7

With men getting ready to leave, the admiral [Morgan] made a snap decision and in front of his army called for a canoe to be arrayed with a white flag and sent to the castellan. His message was terse: Surrender or die.

The governor of the island requested two hours to deliberate, and Morgan agreed. He badly needed the man to surrender: He’d eventually take the island, but it could be at the cost of Panama. When the messenger returned, Morgan waited for the answer with bated breath. As the man read out the governor’s words, Morgan must have smiled.
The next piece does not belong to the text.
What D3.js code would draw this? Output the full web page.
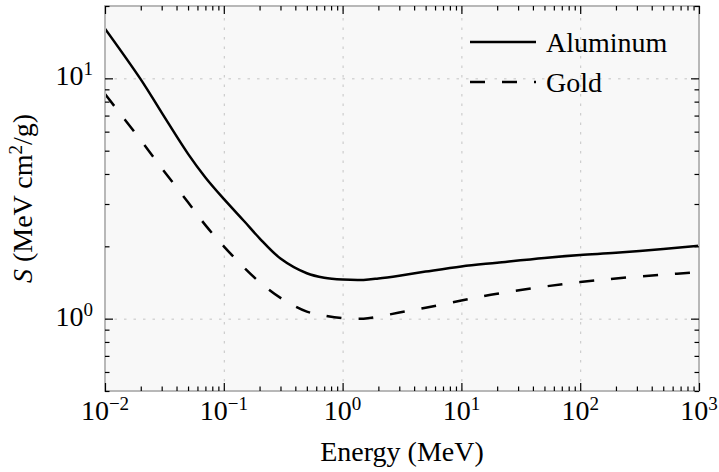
<!DOCTYPE html>
<html lang="en">
<head>
  <meta charset="UTF-8">
  <title>Stopping power: Aluminum vs Gold</title>
  <style>
    body { margin: 0; background: #fff; }
    svg { display: block; font-family: "Liberation Serif", "Times New Roman", serif; }
    .grid line { stroke: #c4c4c4; stroke-width: 1; stroke-dasharray: 2.5, 7; }
    .ticks line { stroke: #000; stroke-width: 1.2; }
  </style>
</head>
<body>
  <div class="canvas"></div>
  <script src="https://d3js.org/d3.v7.min.js"></script>
  <script>
    // energies in MeV, stopping power in MeV cm^2/g
    const energy   = [0.01, 0.02, 0.03, 0.05, 0.07, 0.1, 0.15, 0.2, 0.3, 0.5, 0.7, 1, 1.5, 2, 3, 5, 10, 20, 50, 100, 200, 500, 1000];
    const aluminum = [16.1, 9.9, 7.2, 4.85, 3.87, 3.15, 2.53, 2.16, 1.78, 1.545, 1.48, 1.455, 1.45, 1.47, 1.51, 1.57, 1.65, 1.71, 1.79, 1.84, 1.88, 1.95, 2.01];
    const gold     = [8.6, 5.53, 4.23, 3.05, 2.45, 2.0, 1.62, 1.42, 1.22, 1.07, 1.03, 1.005, 1.0, 1.02, 1.06, 1.11, 1.19, 1.27, 1.36, 1.42, 1.47, 1.525, 1.56];

    const seriesNames = ['Aluminum', 'Gold'];

    const xMajor = [1e-2, 1e-1, 1, 10, 100, 1000];
    const xExponents = ['\u22122', '\u22121', '0', '1', '2', '3'];
    const yMajor = [1, 10];
    const yExponents = ['0', '1'];
    const xMinor = [];
    [1e-2, 1e-1, 1, 10, 100].forEach(d => { for (let k = 2; k <= 9; k++) xMinor.push(d * k); });
    const yMinor = [0.5, 0.6, 0.7, 0.8, 0.9, 2, 3, 4, 5, 6, 7, 8, 9, 20];

    const width = 719;
    const height = 472;
    const margin = {top: 6, right: 20, bottom: 81, left: 105};
    const graphWidth = width - margin.left - margin.right;
    const graphHeight = height - margin.top - margin.bottom;

    const svg = d3.select('.canvas')
      .append('svg')
      .attr('width', width)
      .attr('height', height);

    const x = d3.scaleLog()
      .domain([0.01, 1000])
      .range([margin.left, margin.left + graphWidth]);

    const y = d3.scaleLog()
      .domain([0.5, 20])
      .range([margin.top + graphHeight, margin.top]);

    // plot background
    svg.append('rect')
      .attr('x', margin.left)
      .attr('y', margin.top)
      .attr('width', graphWidth)
      .attr('height', graphHeight)
      .attr('fill', '#f8f8f8');

    // dotted grid at the decades
    const gridX = svg.append('g')
      .attr('class', 'grid')
      .attr('transform', `translate(0, ${margin.top + graphHeight})`)
      .call(d3.axisBottom(x).tickValues(xMajor.slice(1, -1)).tickSize(-graphHeight).tickFormat(''));
    gridX.select('.domain').remove();

    const gridY = svg.append('g')
      .attr('class', 'grid')
      .attr('transform', `translate(${margin.left}, 0)`)
      .call(d3.axisLeft(y).tickValues(yMajor).tickSize(-graphWidth).tickFormat(''));
    gridY.select('.domain').remove();

    // curves
    svg.append('clipPath')
      .attr('id', 'plot-clip')
      .append('rect')
      .attr('x', margin.left)
      .attr('y', margin.top)
      .attr('width', graphWidth)
      .attr('height', graphHeight);

    const line = d3.line()
      .x(d => x(d[0]))
      .y(d => y(d[1]))
      .curve(d3.curveCatmullRom.alpha(0.5));

    const curves = svg.append('g').attr('clip-path', 'url(#plot-clip)');

    curves.append('path')
      .datum(d3.zip(energy, aluminum))
      .attr('d', line)
      .attr('fill', 'none')
      .attr('stroke', '#000')
      .attr('stroke-width', 2.5);

    curves.append('path')
      .datum(d3.zip(energy, gold))
      .attr('d', line)
      .attr('fill', 'none')
      .attr('stroke', '#000')
      .attr('stroke-width', 2.5)
      .attr('stroke-dasharray', '15,17');

    // frame
    svg.append('rect')
      .attr('x', margin.left)
      .attr('y', margin.top)
      .attr('width', graphWidth)
      .attr('height', graphHeight)
      .attr('fill', 'none')
      .attr('stroke', '#b8b8b8')
      .attr('stroke-width', 2);

    // inward ticks on all four sides
    function ticks(axisFn, scale, values, size, transform) {
      const g = svg.append('g')
        .attr('class', 'ticks')
        .attr('transform', transform)
        .call(axisFn(scale).tickValues(values).tickSize(-size).tickFormat(''));
      g.select('.domain').remove();
    }

    const bottomT = `translate(0, ${margin.top + graphHeight})`;
    const topT = `translate(0, ${margin.top})`;
    const leftT = `translate(${margin.left}, 0)`;
    const rightT = `translate(${margin.left + graphWidth}, 0)`;

    ticks(d3.axisBottom, x, xMajor, 8, bottomT);
    ticks(d3.axisBottom, x, xMinor, 4.5, bottomT);
    ticks(d3.axisTop, x, xMajor, 8, topT);
    ticks(d3.axisTop, x, xMinor, 4.5, topT);
    ticks(d3.axisLeft, y, yMajor, 8, leftT);
    ticks(d3.axisLeft, y, yMinor, 4.5, leftT);
    ticks(d3.axisRight, y, yMajor, 8, rightT);
    ticks(d3.axisRight, y, yMinor, 4.5, rightT);

    // tick labels as powers of ten
    function powerLabel(sel, exps) {
      sel.append('tspan').text('10');
      sel.append('tspan')
        .attr('dy', -10)
        .attr('font-size', 19)
        .text((d, i) => exps[i]);
    }

    svg.append('g')
      .selectAll('text')
      .data(xMajor)
      .join('text')
      .attr('x', d => x(d))
      .attr('y', margin.top + graphHeight + 29)
      .attr('text-anchor', 'middle')
      .attr('font-size', 28)
      .call(powerLabel, xExponents);

    svg.append('g')
      .selectAll('text')
      .data(yMajor)
      .join('text')
      .attr('x', margin.left - 12)
      .attr('y', d => y(d) + 7)
      .attr('text-anchor', 'end')
      .attr('font-size', 28)
      .call(powerLabel, yExponents);

    // axis titles
    svg.append('text')
      .attr('x', margin.left + graphWidth / 2)
      .attr('y', 461)
      .attr('text-anchor', 'middle')
      .attr('font-size', 28)
      .text('Energy (MeV)');

    const yTitle = svg.append('text')
      .attr('transform', `translate(32, ${margin.top + graphHeight / 2}) rotate(-90)`)
      .attr('text-anchor', 'middle')
      .attr('font-size', 28);
    yTitle.append('tspan').attr('font-style', 'italic').text('S');
    yTitle.append('tspan').text(' (MeV cm');
    yTitle.append('tspan').attr('dy', -10).attr('font-size', 19).text('2');
    yTitle.append('tspan').attr('dy', 10).text('/g)');

    // legend
    const legend = svg.append('g');
    const legendRows = legend.selectAll('g')
      .data(seriesNames)
      .join('g')
      .attr('transform', (d, i) => `translate(470, ${42 + i * 40})`);

    legendRows.append('line')
      .attr('x1', 0)
      .attr('x2', 66)
      .attr('stroke', '#000')
      .attr('stroke-width', 2.5)
      .attr('stroke-dasharray', (d, i) => i === 1 ? '15,17' : null);

    legendRows.append('text')
      .attr('x', 76)
      .attr('y', 10)
      .attr('font-size', 28)
      .text(d => d);
  </script>
</body>
</html>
The governor had written that he’d surrender, but he asked Morgan to perform “a certain stratagem of war.” It was a bit of playacting designed to save the man’s career and possibly his life: He directed Morgan to lead his men to Cortadura, while his ships pulled up to the gun emplacement called St. Matthew and dispatched a platoon of men. They would find the governor making his way from one fort to another and intercept him on the path. Under threat of death, they would force him to lead them into Cortadura, masquerading as Spanish troops. Once it surrendered, the rest of the island’s fortresses would fall like dominoes. And one other thing: “There should be continual firing at one another, but without bullets or at least into the air.” The farce would read like a pitched battle on paper, which is all the governor cared about.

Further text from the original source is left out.